Il sait que les demoiselles qui se sont faites belles trépignent
d’aller danser avec un cavalier du voisinage ; il fustige, surtout, ces
tourtereaux qui fêtent Pâques avant Rameaux. Sinon, la mère qui couve sa
jouvencelle ferait mieux de rester vigilante : prompte à aller chercher
la bête qui manque à l’étable, elle devrait en faire autant pour la
fille qui à minuit n’est pas au lit... Il faut garder les galines « ...Quant le rainart rodo à l'entour... » (Quand le renard rôde alentour).
Les hommes qui croyaient encore s’en sortir à bon compte sont les
derniers à charger la musette. Il promet au moins le purgatoire à ceux
qui, dans la maison du Seigneur comme au café, parlent sans vergogne, de
politique, de la vache menée au taureau ou de l’âne qu’on doit ferrer.
Finalement, pour ne pas gâcher la fête des rudes montagnards à la vie
pas facile, le brave curé s’adoucit. En annonçant que l’heure des vêpres
sera retardée, il leur propose, non sans humour, la seule morale qu’en
ce jour particulier, ils puissent comprendre : « Fasèts boumbanço / Prenèts pla souen de bostro panso... ». (faites bombance, prenez bien soin de votre panse...).
Mon ambition n’étant pas de vous frustrer de ce plaisir, et dans la mesure où le texte est logiquement protégé, je vous invite à lire sur le site l’intégralité de ce monologue d’anthologie avec sa traduction en français. Me concernant, c’était autour de Noël et l’hiver m’a fait singulièrement penser au toit de l’église du lieu, effondré sous le poids de la neige, en 1960.
Oui, j’irai les voir un jour. L’auteur du site dit que Sorgeat, son
village, est formidable (3) ! Loin d’émaner d’un quelconque orgueil mal
placé, cette preuve d’amour pour le pays de ses aïeux est touchante.
Oui, j’irai les voir un jour parce que je suis un peu de là-bas, aussi :
les archives précisent qu’en 1901, c’est l’abbé Dedieu qui officiait à
Sorgeat et a fait réparer l’église ! Alors ? Sûr que j’irai les voir...

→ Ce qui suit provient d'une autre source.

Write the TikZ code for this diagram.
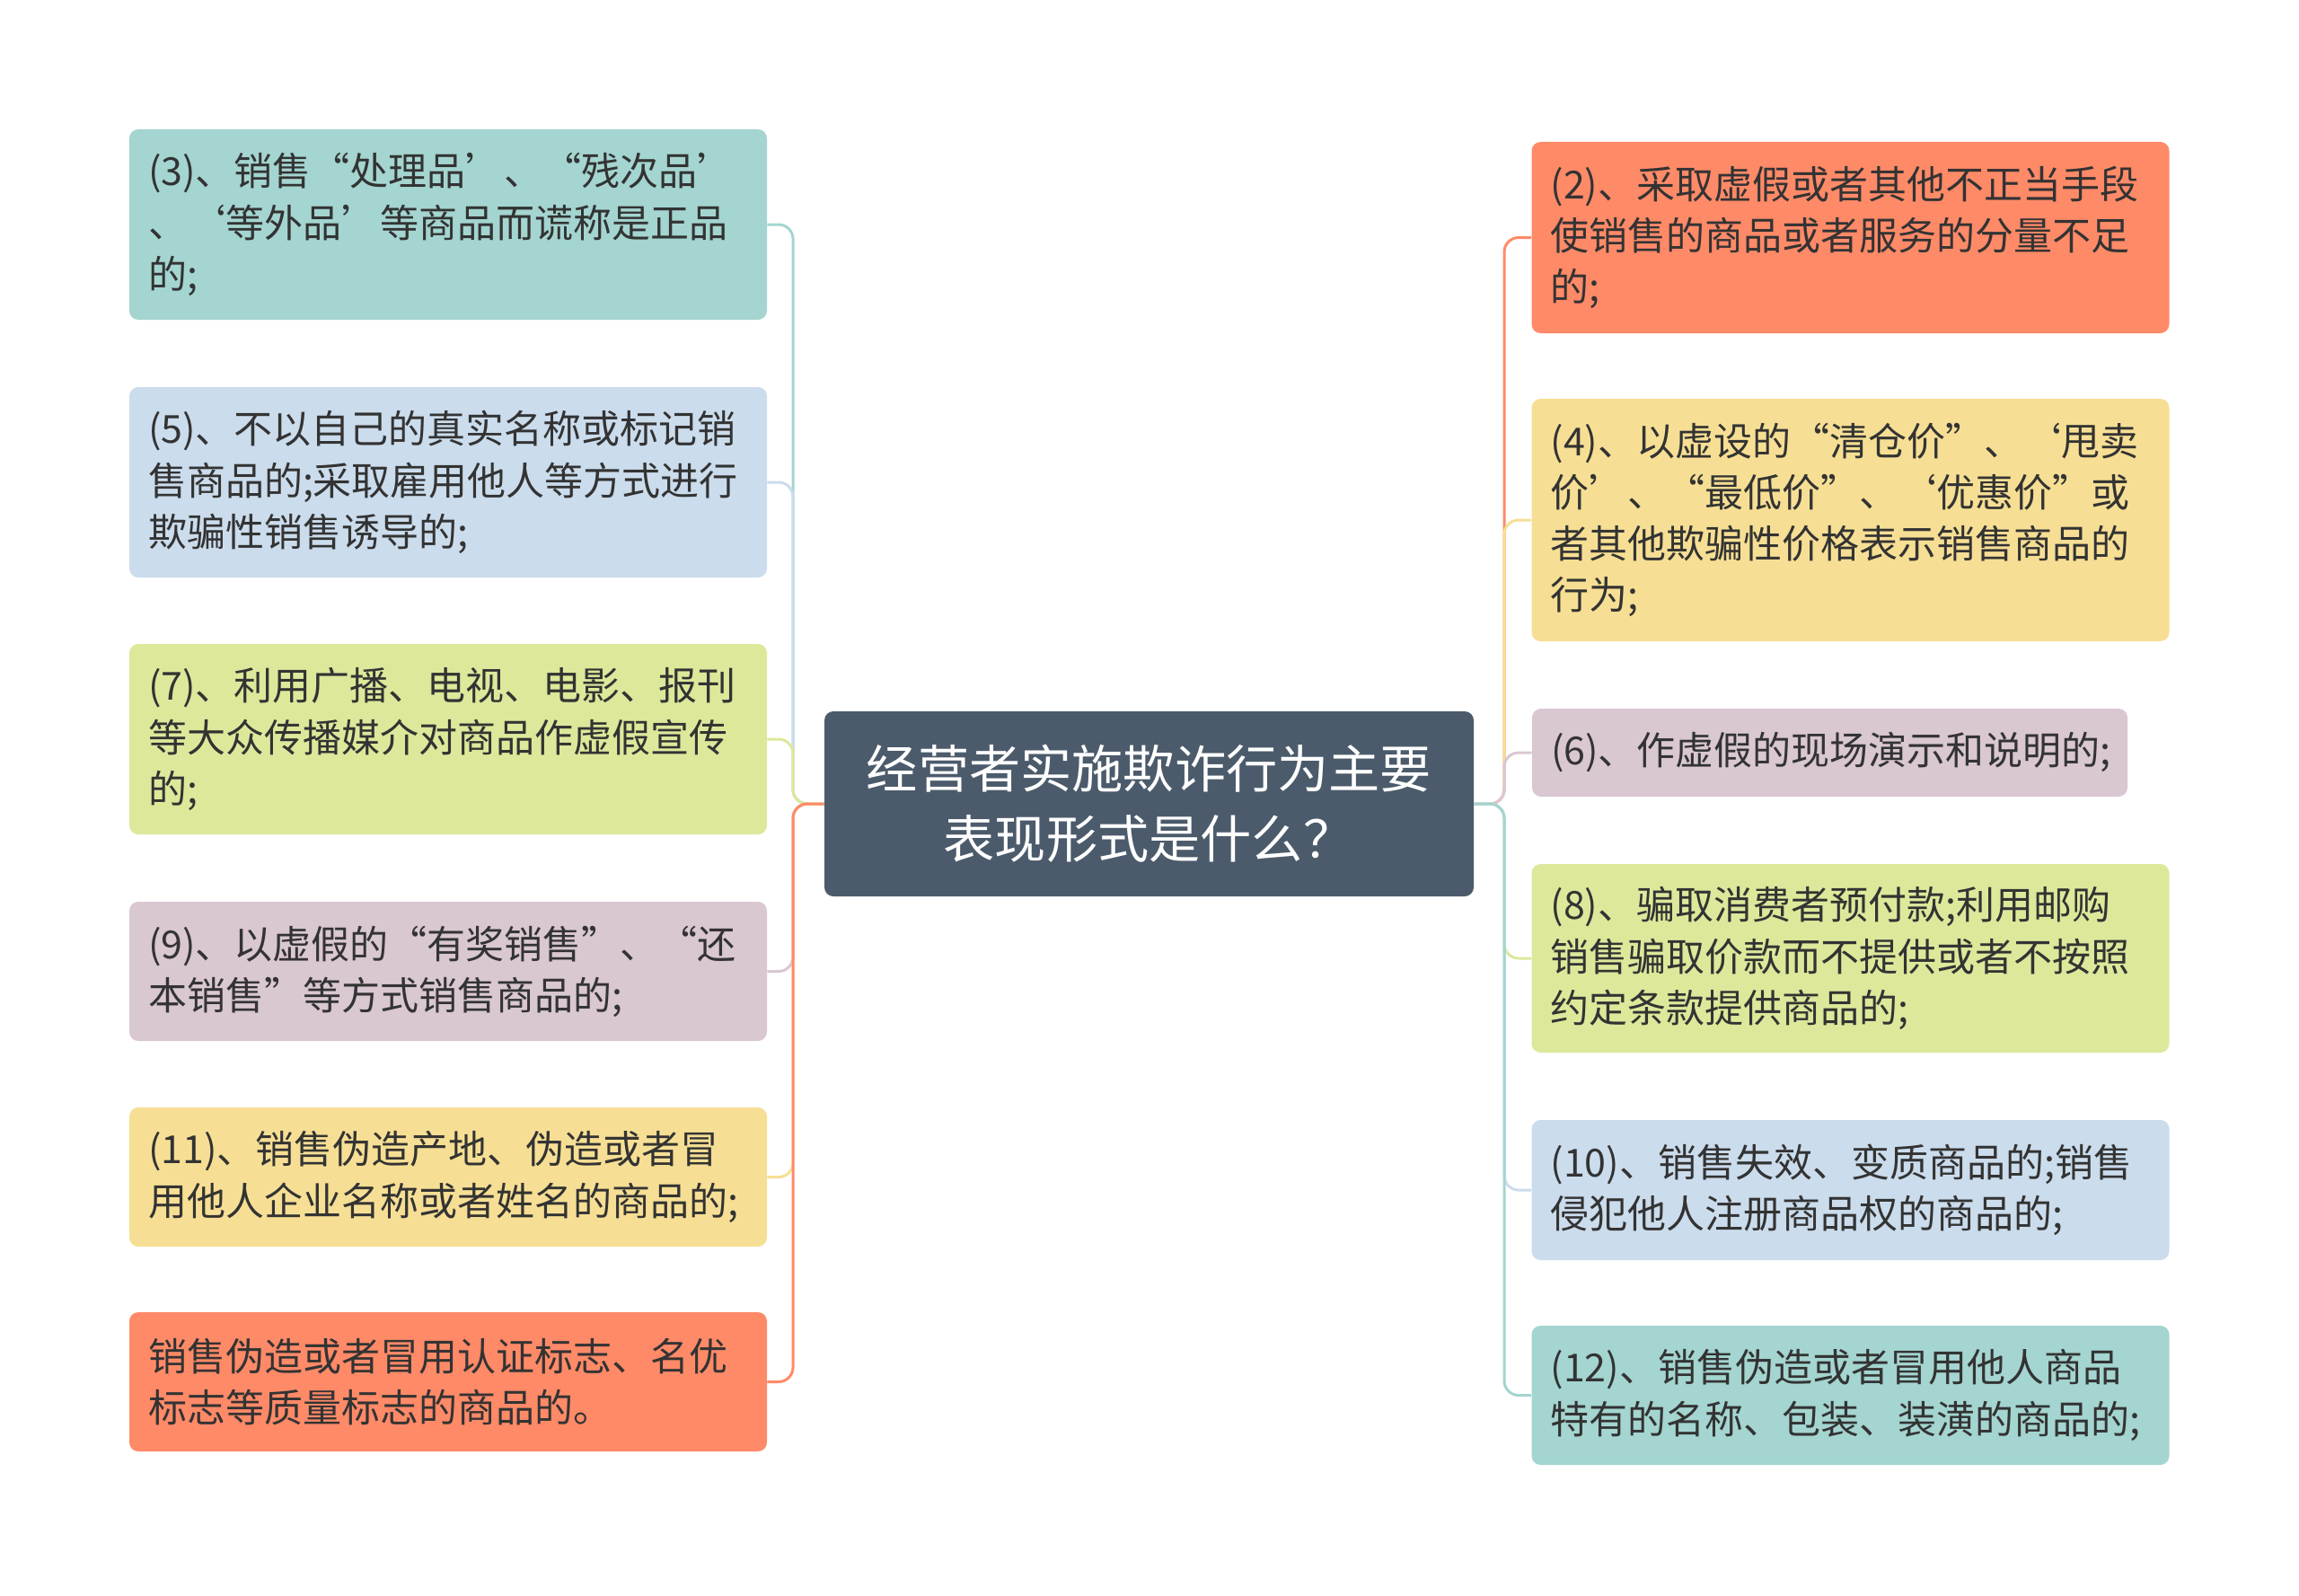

ils me diront si un « mièjés de blat » est la moitié d’un « capulles de
blat », d’une gerbe de blé, ou si je me trompe... Je porterai du vin, de
la Clape ou des Corbières...
(1) Le trajet direct passait par Carcassonne, Mirepoix, avant de remonter le cours de l’Ariège par Foix, Tarascon, Ax. Sur le trajet retour, la volante filtrait les excursionnistes, à Mérens-les-Vals, notamment. De nos jours, il reste l’attraction des stations de ski, le tourisme d’été et le Tour de France.
(2)
Jean de Balet, curé de Sorgeat, a laissé en 1915 (année de la
disparition de Louis Pergaud, sujet du précédent billet) la trace écrite
d’un sermon prononcé quelques vingt années auparavant. la scène se
passe en septembre vu que la fête du 6 août en l’honneur de St Just et
St-Pasteur, est reportée, à Sorgeat, pour cause de moissons, au dimanche
qui suit le 14 septembre, date de la foire aux bestiaux
d’Ax-les-Thermes.
(3)
Et ne faites surtout pas de rapprochement avec ce chanteur au nord du
Nord. Tant mieux pour lui et son tube mais « formidable », pour une génération plus implantée, rappelle Aznavour. Et puis, le seul « formidable » qui compte pour moi
est, antérieurement à celui de Sorgeat, celui que prononce Lili des
Bêlions, le copain de Marcel :
« « Il n'y a pas à dire : tu es formidable ! »
Cette
admiration stupéfaite qui flattait ma vanité me parut soudain très
inquiétante, et il me fallut faire un effort pour rester formidable.» page 78 / Le Château de ma Mère. Marcel Pagnol (1958).
photo : pas de cliché disponible pour Sorgeat, Ignaux, Vals en ruine ou Pragelat. Heureusement, dans les archives familiales, ces vues en noir et blanc prises avant le bac 1939 : mon père venu se mettre au vert avant les épreuves chez son copain Marcel. Un jour, à vélo depuis Belcaire, ils ont parcouru, jusqu'à Ax et retour et même si on défalque la montée en Traction avant, une cinquantaine de kilomètres (la borne qui en témoigne doit se trouver, sauf erreur, 7 kilomètres plus bas que le Chioula, du côté des Arnets et de la Calmeraie, pour ceux qui connaissent la route d'Ax...).
Un "capulles de blat" est plutôt une coiffe protégeant la gerbe de la pluie.